Innanzitutto, il legislatore, nel tutelare il whistleblower da “misure discriminatorie aventi effetti sulle condizioni di lavoro”, mostra di voler difendere quest’ultimo proprio da possibili situazioni di mobbing a suo danno, ancor più pericolose nel caso in cui l’illecito denunciato sia stato commesso da un soggetto in posizione apicale, o da una pluralità di colleghi. In quest’ultimo caso è prevedibile che le pratiche mobbizzanti possano essere ancora più aspre nel perseguire il fine del mobbing, cioè l’emarginazione della vittima che, rompendo il muro di omertà e denunciando una situazione di illegalità diffusa, si è già posta ai margini del gruppo scellerato. Di conseguenza, le successive azioni mobbizzanti, quantomeno quelle finalizzate ad isolarla, saranno ancora più efficaci, inserendosi in una situazione che già vede la vittima al di fuori della comunità lavorativa.
Mobbing e whistleblowing si possono altresì intersecare in modo del tutto diverso. Infatti, così come una falsa accusa di mobbing può a propria volta trasformarsi in un temibile strumento di mobbing (2), allo stesso modo non si può escludere che un pubblico dipendente formuli false accuse, beneficiando della tutela assicurata al whistleblower; ciò è evidente se consideriamo che una tipica azione mobbizzante è costituita proprio dall’ingiustificato attacco alla reputazione della vittima (3).

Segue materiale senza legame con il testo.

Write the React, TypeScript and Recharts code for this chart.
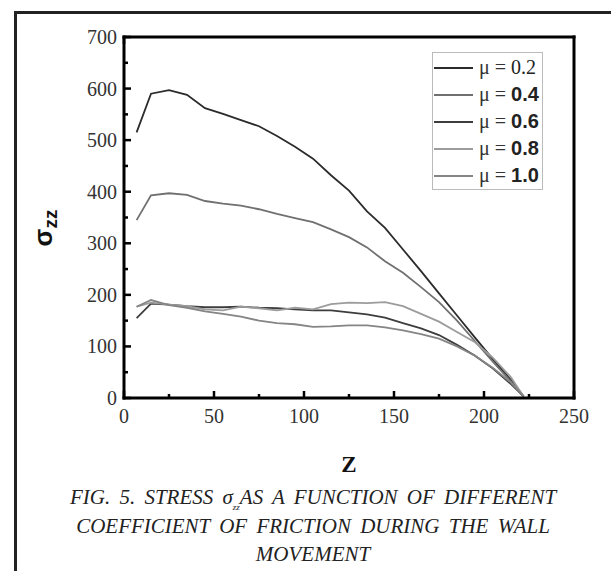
import { LineChart, Line, XAxis, YAxis, Legend } from "recharts";

// z positions (same for every curve)
const zValues = [7, 15, 25, 35, 45, 55, 65, 75, 85, 95, 105, 115, 125, 135, 145, 155, 165, 175, 185, 195, 205, 215, 222];

// sigma_zz for each friction coefficient
const mu02 = [515, 590, 597, 588, 562, 551, 539, 527, 508, 487, 464, 432, 402, 362, 330, 288, 246, 203, 160, 117, 75, 35, 3];
const mu04 = [345, 393, 397, 394, 382, 377, 373, 366, 357, 349, 341, 327, 312, 292, 265, 243, 215, 186, 150, 110, 70, 32, 3];
const mu06 = [155, 183, 181, 178, 176, 176, 177, 175, 174, 172, 170, 170, 166, 162, 156, 145, 135, 122, 103, 82, 57, 27, 3];
const mu08 = [177, 185, 181, 178, 172, 170, 177, 174, 170, 175, 172, 182, 185, 184, 186, 178, 163, 148, 128, 108, 78, 40, 3];
const mu10 = [177, 190, 180, 175, 168, 163, 158, 150, 145, 143, 138, 139, 141, 141, 137, 131, 124, 115, 100, 82, 58, 30, 3];

const muLabels = ["0.2", "0.4", "0.6", "0.8", "1.0"];
const xTicks = [0, 25, 50, 75, 100, 125, 150, 175, 200, 225, 250];
const yTicks = [0, 50, 100, 150, 200, 250, 300, 350, 400, 450, 500, 550, 600, 650, 700];

const seriesValues = [mu02, mu04, mu06, mu08, mu10];
const COLORS = ["#2b2b2b", "#707070", "#3d3d3d", "#9c9c9c", "#858585"];

const data = zValues.map((z, i) => {
  const row: Record<string, number> = { z };
  seriesValues.forEach((vals, s) => {
    row["s" + s] = vals[i];
  });
  return row;
});

const SERIF = "'Liberation Serif', 'Times New Roman', serif";
const SANS = "'Liberation Sans', Arial, sans-serif";

const BottomTick = (props: any) => {
  const { x, y, payload } = props;
  const major = payload.value % 50 === 0;
  return (
    <g>
      <line x1={x} x2={x} y1={y} y2={y - (major ? 7 : 4)} stroke="#000" strokeWidth={2.5} />
      {major && (
        <text x={x} y={y + 18} textAnchor="middle" dominantBaseline="central" fontFamily={SERIF} fontSize={20} fill="#333">
          {payload.value}
        </text>
      )}
    </g>
  );
};

const TopTick = (props: any) => {
  const { x, y, payload } = props;
  const major = payload.value % 50 === 0;
  return <line x1={x} x2={x} y1={y} y2={y + (major ? 7 : 4)} stroke="#000" strokeWidth={2.5} />;
};

const LeftTick = (props: any) => {
  const { x, y, payload } = props;
  const major = payload.value % 100 === 0;
  return (
    <g>
      <line x1={x} x2={x + (major ? 7 : 4)} y1={y} y2={y} stroke="#000" strokeWidth={2.5} />
      {major && (
        <text x={x - 7} y={y} textAnchor="end" dominantBaseline="central" fontFamily={SERIF} fontSize={20} fill="#333">
          {payload.value}
        </text>
      )}
    </g>
  );
};

const RightTick = (props: any) => {
  const { x, y, payload } = props;
  const major = payload.value % 100 === 0;
  return <line x1={x} x2={x - (major ? 7 : 4)} y1={y} y2={y} stroke="#000" strokeWidth={2.5} />;
};

const YTitle = () => (
  <text x={0} y={0} transform="translate(52, 228) rotate(-90)" textAnchor="middle" fontFamily={SANS} fontWeight="bold" fill="#111">
    <tspan fontSize={26}>σ</tspan>
    <tspan fontSize={19} dy={5}>zz</tspan>
  </text>
);

const XTitle = () => (
  <text x={349} y={464} textAnchor="middle" dominantBaseline="central" fontFamily={SERIF} fontWeight="bold" fontSize={23} fill="#111">
    Z
  </text>
);

const LegendBox = (props: any) => {
  const { payload } = props;
  return (
    <div style={{ border: "1px solid #bbb", background: "#fff", padding: "1px 0 0 0", width: 111, boxSizing: "border-box" }}>
      {(payload || []).map((entry: any, i: number) => (
        <div key={i} style={{ display: "flex", alignItems: "center", height: 27 }}>
          <div style={{ width: 39, height: 0, borderTop: `2px solid ${entry.color}`, marginLeft: 1, marginRight: 6 }} />
          <span style={{ fontFamily: SERIF, fontSize: 20, color: "#333", whiteSpace: "pre" }}>μ = </span>
          <span
            style={{
              fontFamily: i === 0 ? SERIF : SANS,
              fontWeight: i === 0 ? "normal" : "bold",
              fontSize: 20,
              color: "#222",
            }}
          >
            {entry.value}
          </span>
        </div>
      ))}
    </div>
  );
};

export default function App() {
  return (
    <div style={{ position: "absolute", left: 0, top: 0, width: 611, height: 571, background: "#fff", overflow: "hidden" }}>
      <div
        style={{
          position: "absolute",
          left: 14,
          top: 11,
          width: 700,
          height: 700,
          borderTop: "3px solid #222",
          borderLeft: "3px solid #222",
        }}
      />
      <div style={{ position: "absolute", left: 0, top: 0 }}>
        <LineChart width={611} height={571} data={data} margin={{ top: 7, right: 7, bottom: 143, left: 0 }}>
          <XAxis
            dataKey="z"
            type="number"
            domain={[0, 250]}
            ticks={xTicks}
            interval={0}
            height={30}
            tickSize={0}
            tickMargin={0}
            tick={<BottomTick />}
            axisLine={{ stroke: "#000", strokeWidth: 3, strokeLinecap: "square" }}
            label={<XTitle />}
          />
          <XAxis
            xAxisId="top"
            orientation="top"
            type="number"
            domain={[0, 250]}
            ticks={xTicks}
            interval={0}
            height={30}
            tickSize={0}
            tickMargin={0}
            tick={<TopTick />}
            axisLine={{ stroke: "#000", strokeWidth: 3, strokeLinecap: "square" }}
          />
          <YAxis
            type="number"
            domain={[0, 700]}
            ticks={yTicks}
            interval={0}
            width={124}
            tickSize={0}
            tickMargin={0}
            tick={<LeftTick />}
            axisLine={{ stroke: "#000", strokeWidth: 3, strokeLinecap: "square" }}
            label={<YTitle />}
          />
          <YAxis
            yAxisId="right"
            orientation="right"
            type="number"
            domain={[0, 700]}
            ticks={yTicks}
            interval={0}
            width={30}
            tickSize={0}
            tickMargin={0}
            tick={<RightTick />}
            axisLine={{ stroke: "#000", strokeWidth: 3, strokeLinecap: "square" }}
          />
          {seriesValues.map((_, s) => (
            <Line
              key={s}
              dataKey={"s" + s}
              name={muLabels[s]}
              type="linear"
              stroke={COLORS[s]}
              strokeWidth={1.8}
              dot={false}
              isAnimationActive={false}
            />
          ))}
          <Legend
            layout="vertical"
            align="center"
            verticalAlign="middle"
            content={<LegendBox />}
            wrapperStyle={{ left: 432, top: 52, width: 112 }}
          />
        </LineChart>
      </div>
      <div
        style={{
          position: "absolute",
          left: 15,
          width: 596,
          top: 483,
          textAlign: "center",
          fontFamily: SERIF,
          fontStyle: "italic",
          fontSize: 21,
          lineHeight: "28.5px",
          color: "#222",
          wordSpacing: 4,
        }}
      >
        <div>
          FIG. 5. STRESS σ
          <span style={{ fontSize: 9, lineHeight: 0, position: "relative", top: 6 }}>zz</span>
          AS A FUNCTION OF DIFFERENT
        </div>
        <div>COEFFICIENT OF FRICTION DURING THE WALL</div>
        <div>MOVEMENT</div>
      </div>
    </div>
  );
}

In Italia manca una disciplina del mobbing, pertanto la normativa sul whistleblowing è d’indubbio interesse, pur se introdotta nell’ambito di un’ottica di contrasto a fenomeni corruttivi, e quindi allo scopo di delineare un panorama tale da facilitarne l’emersione, piuttosto che al fine di tutelare il pubblico dipendente.
Si attendono ora ulteriori interventi del legislatore statale in materia di mobbing, tali da allineare il nostro ordinamento con quello dei principali Paesi europei, che hanno già da anni disciplinato il fenomeno.
(1) G. Fraschini, Non chiamatelo whistleblowing, in www.whistleblowing.it.
(2) Risoluzione n. 2339/2001 del Parlamento europeo.
(3) Conf. H. Ege, Oltre il mobbing: straining, stalking e altre forme di conflittualità sul posto di lavoro, FrancoAngeli ed., 2012.